WRITTEN REQUEST -> Locate all lines with the word "this" and copy them out.

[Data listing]
# # # # #
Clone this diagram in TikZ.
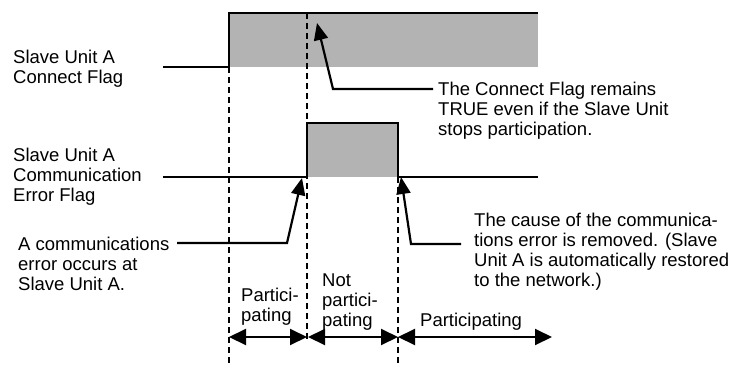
\documentclass[tikz,border=0pt]{standalone}
\usepackage{fontspec}
\setmainfont{Liberation Sans}
\usetikzlibrary{arrows.meta}
\definecolor{flaggray}{HTML}{B3B3B3}
\begin{document}
\begin{tikzpicture}[x=1pt,y=-1pt,
  lbl/.style={anchor=north west,inner sep=0pt,align=left,font=\fontsize{18.5}{20}\selectfont},
  sig/.style={line width=1.7pt,line join=miter},
  guide/.style={line width=1.4pt,dash pattern=on 6pt off 4pt},
  callout/.style={line width=2.2pt,-{Triangle[length=17pt,width=14pt]}},
  span/.style={line width=2pt,{Triangle[length=17pt,width=16pt]}-{Triangle[length=17pt,width=16pt]}}]
\useasboundingbox (0,0) rectangle (732,365);
% signals
\fill[flaggray] (229,13) rectangle (538,67);
\draw[sig] (163,67) -- (229,67) -- (229,13) -- (538,13);
\fill[flaggray] (307,123) rectangle (398,177);
\draw[sig] (163,177) -- (307,177) -- (307,123) -- (398,123) -- (398,177) -- (538,177);
% guides
\draw[guide] (229,67) -- (229,365);
\draw[guide] (307,13) -- (307,340);
\draw[guide] (398,177) -- (398,365);
% labels
\node[lbl] (la) at (13,49.5) {Slave Unit A\\Connect Flag};
\node[lbl] (lb) at (13,147.5) {Slave Unit A\\Communication\\Error Flag};
\node[lbl] (lc) at (18,236.5) {A communications\\error occurs at\\Slave Unit A.};
\node[lbl] (ra) at (438,81.5) {The Connect Flag remains\\TRUE even if the Slave Unit\\stops participation.};
\node[lbl] (rb) at (474,212.5) {The cause of the communica-\\tions error is removed. (Slave\\Unit A is automatically restored\\to the network.)};
\node[lbl] (p1) at (241,287.5) {Partici-\\pating};
\node[lbl] (p2) at (322,273.5) {Not\\partici-\\pating};
\node[lbl] (p3) at (420,312.5) {Participating};
% callouts
\coordinate (c1s) at (433,89); \coordinate (c1e) at (333,89); \coordinate (c1t) at (317,23);
\coordinate (c2s) at (177,243); \coordinate (c2e) at (287,243); \coordinate (c2t) at (302,178);
\coordinate (c3s) at (461,244); \coordinate (c3e) at (411,244); \coordinate (c3t) at (401,177);
\draw[callout] (c1s) -- (c1e) -- (c1t);
\draw[callout] (c2s) -- (c2e) -- (c2t);
\draw[callout] (c3s) -- (c3e) -- (c3t);
% spans
\coordinate (s0) at (229,337); \coordinate (s1) at (307,337);
\coordinate (s1b) at (308,337); \coordinate (s2) at (398,337); \coordinate (s3) at (552,337);
\draw[span] (s0) -- (s1);
\draw[span] (s1b) -- (s2);
\draw[span] (s2) -- (s3);
\end{tikzpicture}
\end{document}
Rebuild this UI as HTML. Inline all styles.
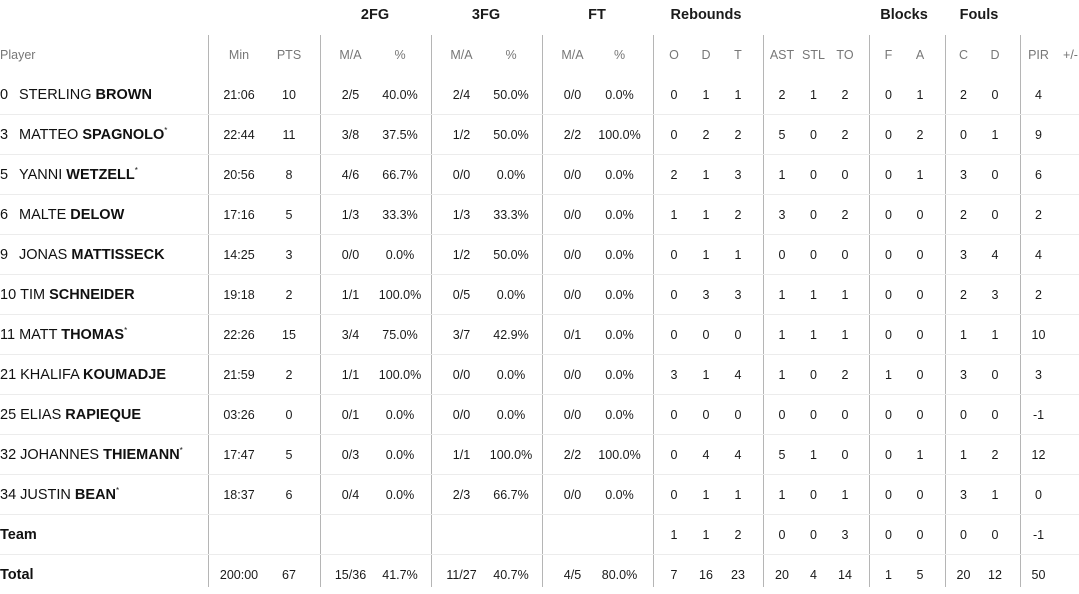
<!DOCTYPE html>
<html><head><meta charset="utf-8"><style>
body{margin:0;width:1079px;height:587px;overflow:hidden;background:#fff;font-family:"Liberation Sans",sans-serif;color:#1a1a1a;position:relative}
table{position:absolute;top:35px;left:0;border-collapse:collapse;table-layout:fixed;width:1079px}
td{height:39px;padding:0;text-align:center;font-size:12.5px;white-space:nowrap;overflow:visible}
tr.d td{border-bottom:1px solid #ececec}
tr.h td{height:40px;color:#777;font-size:12.5px}
td.p{text-align:left;font-size:14.5px;color:#111}
td.p b{font-weight:bold}
.n{display:inline-block;min-width:15px;margin-right:4px}
sup{font-size:8px;vertical-align:6px}
.g{position:absolute;top:7px;font-weight:bold;font-size:14.5px;transform:translateX(-50%)}
.v{position:absolute;top:35px;height:552px;width:1px;background:#b5b5b5}
tr.t td.p{font-weight:bold}
td:nth-child(2),td:nth-child(4),td:nth-child(6),td:nth-child(8),td:nth-child(13),td:nth-child(16),td:nth-child(18),td:nth-child(20){padding-left:6px}
td:nth-child(3),td:nth-child(5),td:nth-child(7),td:nth-child(9),td:nth-child(12),td:nth-child(15),td:nth-child(17),td:nth-child(19){padding-right:6px}
td:nth-child(10){padding-left:10px}
td:nth-child(21){padding-left:8px}
</style></head><body>
<div class="g" style="left:375px">2FG</div>
<div class="g" style="left:486px">3FG</div>
<div class="g" style="left:597px">FT</div>
<div class="g" style="left:706px">Rebounds</div>
<div class="g" style="left:904px">Blocks</div>
<div class="g" style="left:979px">Fouls</div>
<div class="v" style="left:208px"></div><div class="v" style="left:320px"></div><div class="v" style="left:431px"></div><div class="v" style="left:542px"></div><div class="v" style="left:653px"></div><div class="v" style="left:763px"></div><div class="v" style="left:869px"></div><div class="v" style="left:945px"></div><div class="v" style="left:1020px"></div>
<table>
<colgroup><col style="width:208px"><col style="width:56px"><col style="width:56px"><col style="width:55px"><col style="width:56px"><col style="width:55px"><col style="width:56px"><col style="width:55px"><col style="width:51px"><col style="width:42px"><col style="width:32px"><col style="width:38px"><col style="width:38px"><col style="width:31px"><col style="width:38px"><col style="width:37px"><col style="width:38px"><col style="width:37px"><col style="width:38px"><col style="width:37px"><col style="width:25px"></colgroup>
<tr class="h"><td class="p" style="font-size:12.5px;color:#777">Player</td><td>Min</td><td>PTS</td><td>M/A</td><td>%</td><td>M/A</td><td>%</td><td>M/A</td><td>%</td><td>O</td><td>D</td><td>T</td><td>AST</td><td>STL</td><td>TO</td><td>F</td><td>A</td><td>C</td><td>D</td><td>PIR</td><td>+/-</td></tr>
<tr class="d"><td class="p"><span class="n">0</span>STERLING <b>BROWN</b></td><td>21:06</td><td>10</td><td>2/5</td><td>40.0%</td><td>2/4</td><td>50.0%</td><td>0/0</td><td>0.0%</td><td>0</td><td>1</td><td>1</td><td>2</td><td>1</td><td>2</td><td>0</td><td>1</td><td>2</td><td>0</td><td>4</td><td></td></tr>
<tr class="d"><td class="p"><span class="n">3</span>MATTEO <b>SPAGNOLO</b><sup>*</sup></td><td>22:44</td><td>11</td><td>3/8</td><td>37.5%</td><td>1/2</td><td>50.0%</td><td>2/2</td><td>100.0%</td><td>0</td><td>2</td><td>2</td><td>5</td><td>0</td><td>2</td><td>0</td><td>2</td><td>0</td><td>1</td><td>9</td><td></td></tr>
<tr class="d"><td class="p"><span class="n">5</span>YANNI <b>WETZELL</b><sup>*</sup></td><td>20:56</td><td>8</td><td>4/6</td><td>66.7%</td><td>0/0</td><td>0.0%</td><td>0/0</td><td>0.0%</td><td>2</td><td>1</td><td>3</td><td>1</td><td>0</td><td>0</td><td>0</td><td>1</td><td>3</td><td>0</td><td>6</td><td></td></tr>
<tr class="d"><td class="p"><span class="n">6</span>MALTE <b>DELOW</b></td><td>17:16</td><td>5</td><td>1/3</td><td>33.3%</td><td>1/3</td><td>33.3%</td><td>0/0</td><td>0.0%</td><td>1</td><td>1</td><td>2</td><td>3</td><td>0</td><td>2</td><td>0</td><td>0</td><td>2</td><td>0</td><td>2</td><td></td></tr>
<tr class="d"><td class="p"><span class="n">9</span>JONAS <b>MATTISSECK</b></td><td>14:25</td><td>3</td><td>0/0</td><td>0.0%</td><td>1/2</td><td>50.0%</td><td>0/0</td><td>0.0%</td><td>0</td><td>1</td><td>1</td><td>0</td><td>0</td><td>0</td><td>0</td><td>0</td><td>3</td><td>4</td><td>4</td><td></td></tr>
<tr class="d"><td class="p"><span class="n">10</span>TIM <b>SCHNEIDER</b></td><td>19:18</td><td>2</td><td>1/1</td><td>100.0%</td><td>0/5</td><td>0.0%</td><td>0/0</td><td>0.0%</td><td>0</td><td>3</td><td>3</td><td>1</td><td>1</td><td>1</td><td>0</td><td>0</td><td>2</td><td>3</td><td>2</td><td></td></tr>
<tr class="d"><td class="p"><span class="n">11</span>MATT <b>THOMAS</b><sup>*</sup></td><td>22:26</td><td>15</td><td>3/4</td><td>75.0%</td><td>3/7</td><td>42.9%</td><td>0/1</td><td>0.0%</td><td>0</td><td>0</td><td>0</td><td>1</td><td>1</td><td>1</td><td>0</td><td>0</td><td>1</td><td>1</td><td>10</td><td></td></tr>
<tr class="d"><td class="p"><span class="n">21</span>KHALIFA <b>KOUMADJE</b></td><td>21:59</td><td>2</td><td>1/1</td><td>100.0%</td><td>0/0</td><td>0.0%</td><td>0/0</td><td>0.0%</td><td>3</td><td>1</td><td>4</td><td>1</td><td>0</td><td>2</td><td>1</td><td>0</td><td>3</td><td>0</td><td>3</td><td></td></tr>
<tr class="d"><td class="p"><span class="n">25</span>ELIAS <b>RAPIEQUE</b></td><td>03:26</td><td>0</td><td>0/1</td><td>0.0%</td><td>0/0</td><td>0.0%</td><td>0/0</td><td>0.0%</td><td>0</td><td>0</td><td>0</td><td>0</td><td>0</td><td>0</td><td>0</td><td>0</td><td>0</td><td>0</td><td>-1</td><td></td></tr>
<tr class="d"><td class="p"><span class="n">32</span>JOHANNES <b>THIEMANN</b><sup>*</sup></td><td>17:47</td><td>5</td><td>0/3</td><td>0.0%</td><td>1/1</td><td>100.0%</td><td>2/2</td><td>100.0%</td><td>0</td><td>4</td><td>4</td><td>5</td><td>1</td><td>0</td><td>0</td><td>1</td><td>1</td><td>2</td><td>12</td><td></td></tr>
<tr class="d"><td class="p"><span class="n">34</span>JUSTIN <b>BEAN</b><sup>*</sup></td><td>18:37</td><td>6</td><td>0/4</td><td>0.0%</td><td>2/3</td><td>66.7%</td><td>0/0</td><td>0.0%</td><td>0</td><td>1</td><td>1</td><td>1</td><td>0</td><td>1</td><td>0</td><td>0</td><td>3</td><td>1</td><td>0</td><td></td></tr>
<tr class="d t"><td class="p">Team</td><td></td><td></td><td></td><td></td><td></td><td></td><td></td><td></td><td>1</td><td>1</td><td>2</td><td>0</td><td>0</td><td>3</td><td>0</td><td>0</td><td>0</td><td>0</td><td>-1</td><td></td></tr>
<tr class="t"><td class="p">Total</td><td>200:00</td><td>67</td><td>15/36</td><td>41.7%</td><td>11/27</td><td>40.7%</td><td>4/5</td><td>80.0%</td><td>7</td><td>16</td><td>23</td><td>20</td><td>4</td><td>14</td><td>1</td><td>5</td><td>20</td><td>12</td><td>50</td><td></td></tr>
</table>
</body></html>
# # # # #
WRITTEN REPLY ->
Clone this diagram in TikZ.
Rebuild this UI as HTML. Inline all styles.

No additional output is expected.